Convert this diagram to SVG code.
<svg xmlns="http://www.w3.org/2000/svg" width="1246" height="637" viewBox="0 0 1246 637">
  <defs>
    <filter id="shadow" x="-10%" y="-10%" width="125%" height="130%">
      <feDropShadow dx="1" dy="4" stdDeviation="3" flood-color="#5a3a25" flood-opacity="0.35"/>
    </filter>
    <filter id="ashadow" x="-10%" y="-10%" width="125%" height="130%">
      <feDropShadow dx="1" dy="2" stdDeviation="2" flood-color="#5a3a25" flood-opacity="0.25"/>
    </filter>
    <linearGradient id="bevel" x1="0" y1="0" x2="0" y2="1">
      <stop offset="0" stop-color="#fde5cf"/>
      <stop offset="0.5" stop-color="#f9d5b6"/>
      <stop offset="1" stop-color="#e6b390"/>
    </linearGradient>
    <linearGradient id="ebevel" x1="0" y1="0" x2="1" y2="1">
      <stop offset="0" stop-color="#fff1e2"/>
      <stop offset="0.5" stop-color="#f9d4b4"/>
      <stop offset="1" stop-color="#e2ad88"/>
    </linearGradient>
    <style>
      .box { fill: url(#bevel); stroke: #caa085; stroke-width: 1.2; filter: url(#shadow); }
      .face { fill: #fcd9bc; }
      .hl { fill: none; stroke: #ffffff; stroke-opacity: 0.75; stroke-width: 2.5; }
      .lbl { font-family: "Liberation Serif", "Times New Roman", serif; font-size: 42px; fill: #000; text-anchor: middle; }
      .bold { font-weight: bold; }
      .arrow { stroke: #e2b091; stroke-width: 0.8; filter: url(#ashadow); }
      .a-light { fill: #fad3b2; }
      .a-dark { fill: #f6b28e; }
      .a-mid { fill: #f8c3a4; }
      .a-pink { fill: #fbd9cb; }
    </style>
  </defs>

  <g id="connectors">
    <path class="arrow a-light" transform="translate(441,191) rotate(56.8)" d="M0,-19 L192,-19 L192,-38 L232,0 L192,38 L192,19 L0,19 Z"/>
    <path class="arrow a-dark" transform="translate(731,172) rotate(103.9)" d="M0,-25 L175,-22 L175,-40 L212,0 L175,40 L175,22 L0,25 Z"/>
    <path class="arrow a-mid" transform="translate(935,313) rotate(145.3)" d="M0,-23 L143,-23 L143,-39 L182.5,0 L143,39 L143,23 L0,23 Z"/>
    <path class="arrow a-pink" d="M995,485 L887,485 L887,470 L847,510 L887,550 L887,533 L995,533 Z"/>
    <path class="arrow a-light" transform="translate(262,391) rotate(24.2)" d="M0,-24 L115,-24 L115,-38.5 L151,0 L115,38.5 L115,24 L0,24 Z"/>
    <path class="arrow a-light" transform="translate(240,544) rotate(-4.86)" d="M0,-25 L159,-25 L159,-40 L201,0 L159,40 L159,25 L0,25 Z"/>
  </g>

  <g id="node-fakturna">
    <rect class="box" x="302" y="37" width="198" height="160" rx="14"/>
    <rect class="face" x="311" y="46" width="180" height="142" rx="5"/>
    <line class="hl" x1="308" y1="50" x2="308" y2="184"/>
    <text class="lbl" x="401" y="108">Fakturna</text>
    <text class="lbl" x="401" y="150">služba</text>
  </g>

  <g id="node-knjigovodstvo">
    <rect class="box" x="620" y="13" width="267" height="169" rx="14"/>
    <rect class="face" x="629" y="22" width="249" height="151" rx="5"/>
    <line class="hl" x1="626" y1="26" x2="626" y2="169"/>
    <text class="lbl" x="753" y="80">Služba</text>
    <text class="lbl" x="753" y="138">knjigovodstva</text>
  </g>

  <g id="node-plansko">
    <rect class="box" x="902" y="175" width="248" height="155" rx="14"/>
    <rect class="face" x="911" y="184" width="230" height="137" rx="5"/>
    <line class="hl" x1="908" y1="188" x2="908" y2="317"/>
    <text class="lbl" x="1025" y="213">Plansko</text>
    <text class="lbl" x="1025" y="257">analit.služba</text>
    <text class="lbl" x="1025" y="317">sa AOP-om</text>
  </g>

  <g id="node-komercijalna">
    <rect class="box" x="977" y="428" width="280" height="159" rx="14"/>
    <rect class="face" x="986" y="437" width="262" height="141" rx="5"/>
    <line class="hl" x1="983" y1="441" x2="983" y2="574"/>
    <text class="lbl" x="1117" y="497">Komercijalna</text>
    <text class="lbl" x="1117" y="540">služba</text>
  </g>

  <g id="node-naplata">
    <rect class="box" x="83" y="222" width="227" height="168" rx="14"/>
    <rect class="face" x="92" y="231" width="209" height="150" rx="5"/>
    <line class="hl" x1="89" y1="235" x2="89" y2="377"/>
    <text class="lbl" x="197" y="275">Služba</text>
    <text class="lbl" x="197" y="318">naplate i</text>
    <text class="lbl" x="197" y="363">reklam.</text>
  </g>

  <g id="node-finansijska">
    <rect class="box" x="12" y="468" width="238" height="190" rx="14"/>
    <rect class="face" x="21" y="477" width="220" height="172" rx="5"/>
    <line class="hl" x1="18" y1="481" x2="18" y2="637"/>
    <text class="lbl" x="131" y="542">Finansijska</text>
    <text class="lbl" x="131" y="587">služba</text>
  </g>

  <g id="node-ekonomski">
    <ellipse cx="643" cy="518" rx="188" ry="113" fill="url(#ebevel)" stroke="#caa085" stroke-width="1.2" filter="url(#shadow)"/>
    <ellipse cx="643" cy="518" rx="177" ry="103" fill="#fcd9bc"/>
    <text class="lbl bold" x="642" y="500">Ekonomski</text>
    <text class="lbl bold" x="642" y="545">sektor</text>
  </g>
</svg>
_____
WRITTEN TASK:
Extract the complete data, matching each line exactly.

SOLUTION TO THIS TASK:
Convert this diagram to SVG code.
<svg xmlns="http://www.w3.org/2000/svg" width="1246" height="637" viewBox="0 0 1246 637">
  <defs>
    <filter id="shadow" x="-10%" y="-10%" width="125%" height="130%">
      <feDropShadow dx="1" dy="4" stdDeviation="3" flood-color="#5a3a25" flood-opacity="0.35"/>
    </filter>
    <filter id="ashadow" x="-10%" y="-10%" width="125%" height="130%">
      <feDropShadow dx="1" dy="2" stdDeviation="2" flood-color="#5a3a25" flood-opacity="0.25"/>
    </filter>
    <linearGradient id="bevel" x1="0" y1="0" x2="0" y2="1">
      <stop offset="0" stop-color="#fde5cf"/>
      <stop offset="0.5" stop-color="#f9d5b6"/>
      <stop offset="1" stop-color="#e6b390"/>
    </linearGradient>
    <linearGradient id="ebevel" x1="0" y1="0" x2="1" y2="1">
      <stop offset="0" stop-color="#fff1e2"/>
      <stop offset="0.5" stop-color="#f9d4b4"/>
      <stop offset="1" stop-color="#e2ad88"/>
    </linearGradient>
    <style>
      .box { fill: url(#bevel); stroke: #caa085; stroke-width: 1.2; filter: url(#shadow); }
      .face { fill: #fcd9bc; }
      .hl { fill: none; stroke: #ffffff; stroke-opacity: 0.75; stroke-width: 2.5; }
      .lbl { font-family: "Liberation Serif", "Times New Roman", serif; font-size: 42px; fill: #000; text-anchor: middle; }
      .bold { font-weight: bold; }
      .arrow { stroke: #e2b091; stroke-width: 0.8; filter: url(#ashadow); }
      .a-light { fill: #fad3b2; }
      .a-dark { fill: #f6b28e; }
      .a-mid { fill: #f8c3a4; }
      .a-pink { fill: #fbd9cb; }
    </style>
  </defs>

  <g id="connectors">
    <path class="arrow a-light" transform="translate(441,191) rotate(56.8)" d="M0,-19 L192,-19 L192,-38 L232,0 L192,38 L192,19 L0,19 Z"/>
    <path class="arrow a-dark" transform="translate(731,172) rotate(103.9)" d="M0,-25 L175,-22 L175,-40 L212,0 L175,40 L175,22 L0,25 Z"/>
    <path class="arrow a-mid" transform="translate(935,313) rotate(145.3)" d="M0,-23 L143,-23 L143,-39 L182.5,0 L143,39 L143,23 L0,23 Z"/>
    <path class="arrow a-pink" d="M995,485 L887,485 L887,470 L847,510 L887,550 L887,533 L995,533 Z"/>
    <path class="arrow a-light" transform="translate(262,391) rotate(24.2)" d="M0,-24 L115,-24 L115,-38.5 L151,0 L115,38.5 L115,24 L0,24 Z"/>
    <path class="arrow a-light" transform="translate(240,544) rotate(-4.86)" d="M0,-25 L159,-25 L159,-40 L201,0 L159,40 L159,25 L0,25 Z"/>
  </g>

  <g id="node-fakturna">
    <rect class="box" x="302" y="37" width="198" height="160" rx="14"/>
    <rect class="face" x="311" y="46" width="180" height="142" rx="5"/>
    <line class="hl" x1="308" y1="50" x2="308" y2="184"/>
    <text class="lbl" x="401" y="108">Fakturna</text>
    <text class="lbl" x="401" y="150">služba</text>
  </g>

  <g id="node-knjigovodstvo">
    <rect class="box" x="620" y="13" width="267" height="169" rx="14"/>
    <rect class="face" x="629" y="22" width="249" height="151" rx="5"/>
    <line class="hl" x1="626" y1="26" x2="626" y2="169"/>
    <text class="lbl" x="753" y="80">Služba</text>
    <text class="lbl" x="753" y="138">knjigovodstva</text>
  </g>

  <g id="node-plansko">
    <rect class="box" x="902" y="175" width="248" height="155" rx="14"/>
    <rect class="face" x="911" y="184" width="230" height="137" rx="5"/>
    <line class="hl" x1="908" y1="188" x2="908" y2="317"/>
    <text class="lbl" x="1025" y="213">Plansko</text>
    <text class="lbl" x="1025" y="257">analit.služba</text>
    <text class="lbl" x="1025" y="317">sa AOP-om</text>
  </g>

  <g id="node-komercijalna">
    <rect class="box" x="977" y="428" width="280" height="159" rx="14"/>
    <rect class="face" x="986" y="437" width="262" height="141" rx="5"/>
    <line class="hl" x1="983" y1="441" x2="983" y2="574"/>
    <text class="lbl" x="1117" y="497">Komercijalna</text>
    <text class="lbl" x="1117" y="540">služba</text>
  </g>

  <g id="node-naplata">
    <rect class="box" x="83" y="222" width="227" height="168" rx="14"/>
    <rect class="face" x="92" y="231" width="209" height="150" rx="5"/>
    <line class="hl" x1="89" y1="235" x2="89" y2="377"/>
    <text class="lbl" x="197" y="275">Služba</text>
    <text class="lbl" x="197" y="318">naplate i</text>
    <text class="lbl" x="197" y="363">reklam.</text>
  </g>

  <g id="node-finansijska">
    <rect class="box" x="12" y="468" width="238" height="190" rx="14"/>
    <rect class="face" x="21" y="477" width="220" height="172" rx="5"/>
    <line class="hl" x1="18" y1="481" x2="18" y2="637"/>
    <text class="lbl" x="131" y="542">Finansijska</text>
    <text class="lbl" x="131" y="587">služba</text>
  </g>

  <g id="node-ekonomski">
    <ellipse cx="643" cy="518" rx="188" ry="113" fill="url(#ebevel)" stroke="#caa085" stroke-width="1.2" filter="url(#shadow)"/>
    <ellipse cx="643" cy="518" rx="177" ry="103" fill="#fcd9bc"/>
    <text class="lbl bold" x="642" y="500">Ekonomski</text>
    <text class="lbl bold" x="642" y="545">sektor</text>
  </g>
</svg>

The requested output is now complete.